White Shirt and Slim Colors To Keep The Cost Down
The custom screen printing process uses a different screen for each color in the design. The colors are then lined up on press and test printed to ensure the design comes together. The more colors used the more screens and the more set up time required. Limiting the number of colors in the design is great way to save money. Printing on a white garment is more cost effective for two reasons. The garment costs less and an under base or printing with discharge inks is not needed(see the figuring your colors section below). If you are printing shirts for a school event, a fundraiser, or just looking to keep the cost down consider printing on white garments using a soft hand plastisol.
Figuring The Number Of Colors In A Design
On a White shirt it is as simple as counting the number of colors in the design in most instances. On dark shirts when printing with an under base you will always add on one color on top of what you see in the design for the under base. For example if you have a four color design it will be quoted as a five color design. When printing with discharge inks with pigments an under base is not used so count your colors up just as you would on white shirts. These rules will change when printing a full color process job. To learn more about this check out process printing on the print styles page.If you are unsure of how many colors are in the design send it over and we will take care of the part for you.
Picking Out Ink Colors
We use 18 stock ink colors you can choose from. If you are looking for a closer match than our house colors we do offer pantone color matching at an up charge of $10.00 per color. To do this you will use a pantone color book, pick a number and give it to us to match. Keep in mind that color matching to a computer monitor will not be an exact match.
All artwork files need to be saved to print size at 300dpi if you do not have vector artwork available. If you have vector art please size it to print size. If a low resolution file is all you have available we can recreate it for you.

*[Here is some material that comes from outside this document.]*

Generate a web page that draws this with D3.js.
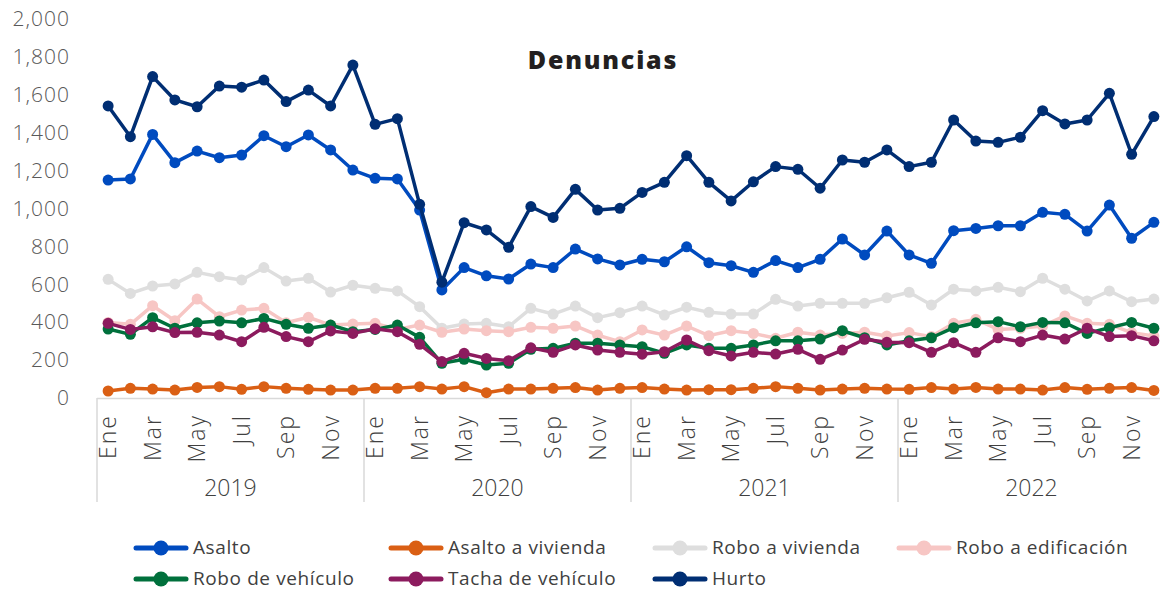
<!DOCTYPE html>
<html>
<head>
<meta charset="utf-8">
<script src="https://cdn.jsdelivr.net/npm/d3@7"></script>
<style>
  body { margin: 0; background: #fff; }
  svg { display: block; font-family: "Open Sans", sans-serif; }
</style>
</head>
<body>
<div id="chart"></div>
<script>
// months shown on the axis (every other one gets a label)
const monthNames = ["Ene","Feb","Mar","Abr","May","Jun","Jul","Ago","Sep","Oct","Nov","Dic"];
const years = ["2019", "2020", "2021", "2022"];
const yTicks = [0, 200, 400, 600, 800, 1000, 1200, 1400, 1600, 1800, 2000];

// series values, Jan 2019 .. Dec 2022
const asalto = [1150,1156,1391,1242,1303,1268,1282,1384,1326,1388,1309,1203,
  1159,1156,992,570,688,645,628,707,688,786,734,702,
  732,719,798,714,698,663,725,688,732,839,755,881,
  755,711,883,895,909,909,980,969,881,1018,843,927];
const asaltoVivienda = [37,51,47,42,56,60,46,60,51,46,42,42,
  51,51,60,47,60,28,47,47,51,55,42,51,
  55,47,42,44,44,51,60,51,42,47,51,47,
  46,55,47,56,47,47,42,55,46,51,55,40];
const roboVivienda = [626,552,591,602,663,640,623,688,617,632,559,595,
  579,565,482,368,390,394,376,473,443,485,424,450,
  485,438,479,452,443,443,521,485,500,500,500,529,
  558,491,574,565,584,561,632,574,512,565,508,522];
const roboEdificacion = [399,389,487,408,522,429,464,473,397,426,385,390,
  394,362,385,347,364,355,350,373,368,380,332,297,
  359,332,380,329,355,341,315,347,332,341,347,327,
  345,324,394,415,362,368,380,433,394,389,345,327];
const roboVehiculo = [364,336,424,368,397,406,397,420,389,368,385,350,
  362,385,320,183,204,174,183,257,262,289,289,280,
  271,236,280,262,262,280,302,302,311,355,318,280,
  302,318,371,397,403,376,399,397,341,371,399,368];
const tachaVehiculo = [394,362,376,345,347,332,297,373,324,297,354,341,
  365,350,283,192,236,209,197,265,241,280,253,241,
  231,244,306,250,222,241,232,257,204,253,310,294,
  292,241,292,241,318,297,332,311,368,324,329,302];
const hurto = [1541,1379,1696,1573,1537,1646,1640,1678,1564,1625,1541,1757,
  1444,1474,1022,611,925,887,795,1010,953,1101,992,1001,
  1085,1138,1279,1138,1040,1141,1221,1207,1107,1256,1244,1309,
  1221,1244,1467,1356,1349,1376,1516,1446,1467,1608,1286,1485];

const series = [
  {name: "Asalto", values: asalto, color: "#004BBF"},
  {name: "Asalto a vivienda", values: asaltoVivienda, color: "#DA5F14"},
  {name: "Robo a vivienda", values: roboVivienda, color: "#DEDEDE"},
  {name: "Robo a edificación", values: roboEdificacion, color: "#F7C6C4"},
  {name: "Robo de vehículo", values: roboVehiculo, color: "#00703C"},
  {name: "Tacha de vehículo", values: tachaVehiculo, color: "#8C1B5E"},
  {name: "Hurto", values: hurto, color: "#002E73"}
];

const width = 1160;
const height = 592;
const marginLeft = 97;
const plotRight = 1165;
const yBottom = 398;
const yTop = 19;

const months = d3.range(years.length * 12);

const x = d3.scaleBand()
  .domain(months)
  .range([marginLeft, plotRight]);

const y = d3.scaleLinear()
  .domain([0, 2000])
  .range([yBottom, yTop]);

const svg = d3.select("#chart").append("svg")
  .attr("width", width)
  .attr("height", height)
  .attr("viewBox", [0, 0, width, height]);

// title
svg.append("text")
  .attr("x", 603)
  .attr("y", 69)
  .attr("text-anchor", "middle")
  .attr("font-size", 25)
  .attr("font-weight", 800)
  .attr("letter-spacing", 1.8)
  .attr("fill", "#231f20")
  .text("Denuncias");

// y axis labels (no line, no grid)
svg.append("g")
  .attr("transform", `translate(${marginLeft},0)`)
  .call(d3.axisLeft(y).tickValues(yTicks).tickSize(0).tickPadding(27).tickFormat(d3.format(",")))
  .call(g => g.select(".domain").remove())
  .call(g => g.selectAll("text")
    .attr("font-family", "Open Sans, sans-serif")
    .attr("font-size", 21)
    .attr("font-weight", 300)
    .attr("letter-spacing", 1)
    .attr("fill", "#595959"));

// category axis: baseline + year separators
const axisColor = "#D9D9D9";
svg.append("line")
  .attr("x1", marginLeft).attr("x2", plotRight)
  .attr("y1", yBottom + 0.5).attr("y2", yBottom + 0.5)
  .attr("stroke", axisColor).attr("stroke-width", 1.5);

svg.append("g")
  .selectAll("line")
  .data(d3.range(years.length + 1))
  .join("line")
  .attr("x1", i => i < years.length ? x(i * 12) : plotRight)
  .attr("x2", i => i < years.length ? x(i * 12) : plotRight)
  .attr("y1", yBottom)
  .attr("y2", 502)
  .attr("stroke", axisColor)
  .attr("stroke-width", 1.5);

// month labels, rotated
svg.append("g")
  .selectAll("text")
  .data(months.filter(i => i % 2 === 0))
  .join("text")
  .attr("transform", i => `translate(${x(i) + x.bandwidth() / 2},414) rotate(-90)`)
  .attr("dy", "0.35em")
  .attr("text-anchor", "end")
  .attr("font-size", 23)
  .attr("font-weight", 300)
  .attr("letter-spacing", 2)
  .attr("fill", "#404040")
  .text(i => monthNames[i % 12]);

// year labels
svg.append("g")
  .selectAll("text")
  .data(years)
  .join("text")
  .attr("x", (d, i) => (x(i * 12) + (i < years.length - 1 ? x((i + 1) * 12) : plotRight)) / 2)
  .attr("y", 496)
  .attr("text-anchor", "middle")
  .attr("font-size", 23)
  .attr("font-weight", 300)
  .attr("fill", "#404040")
  .text(d => d);

// lines + markers
const line = d3.line()
  .x((d, i) => x(i) + x.bandwidth() / 2)
  .y(d => y(d));

const gSeries = svg.append("g")
  .selectAll("g")
  .data(series)
  .join("g");

gSeries.append("path")
  .attr("fill", "none")
  .attr("stroke", d => d.color)
  .attr("stroke-width", 3.5)
  .attr("stroke-linejoin", "round")
  .attr("d", d => line(d.values));

gSeries.selectAll("circle")
  .data(d => d.values.map(v => ({v, color: d.color})))
  .join("circle")
  .attr("cx", (d, i) => x(i) + x.bandwidth() / 2)
  .attr("cy", d => y(d.v))
  .attr("r", 5.5)
  .attr("fill", d => d.color);

// legend
const legendPos = [[136, 548], [391, 548], [655, 548], [899, 548], [136, 579], [391, 579], [655, 579]];
const legend = svg.append("g")
  .selectAll("g")
  .data(series)
  .join("g")
  .attr("transform", (d, i) => `translate(${legendPos[i][0]},${legendPos[i][1]})`);

legend.append("line")
  .attr("x1", 0).attr("x2", 50)
  .attr("stroke", d => d.color)
  .attr("stroke-width", 5)
  .attr("stroke-linecap", "round");

legend.append("circle")
  .attr("cx", 25)
  .attr("r", 7.5)
  .attr("fill", d => d.color);

legend.append("text")
  .attr("x", 57)
  .attr("dy", "0.32em")
  .attr("font-size", 19)
  .attr("font-weight", 400)
  .attr("letter-spacing", 0.6)
  .attr("fill", "#404040")
  .text(d => d.name);
</script>
</body>
</html>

There will be a one time charge for recreating the art.
Choosing the Correct Garment For My Order
There is countless different styles and brands to choose from when placing an order. On our products page we have broke these down by style and price. Our shirt of choice for our stock print method is hands down the American Apparel 2001. If the American Apparel falls outside the budget go with the Magic Apparel A1013. We have starred other garments we love to print on throughout the products section.
What To Watch For When Designing For Print
As a designer one thing to watch for is designing with too much coverage in the seam and collar areas of a shirt. Try adding distressing or gradients to fade at the edges. Heavy coverage areas over seams or collars where the surface is not flat will not be perfect. If you are designing for a jumbo print try to keep your design proportioned to 20″ wide by 24″ tall. Your design will look the best as a BIG print when you stick to these proportions. Always convert your text to outlines and size your design to the size it will be printed.
Industry Spoilage Rate
There is a standard spoilage rate of 2-4% depending on the complexity of your order. If you need the exact sizes ordered please order extras. If your order does incur shortages you will be credited back.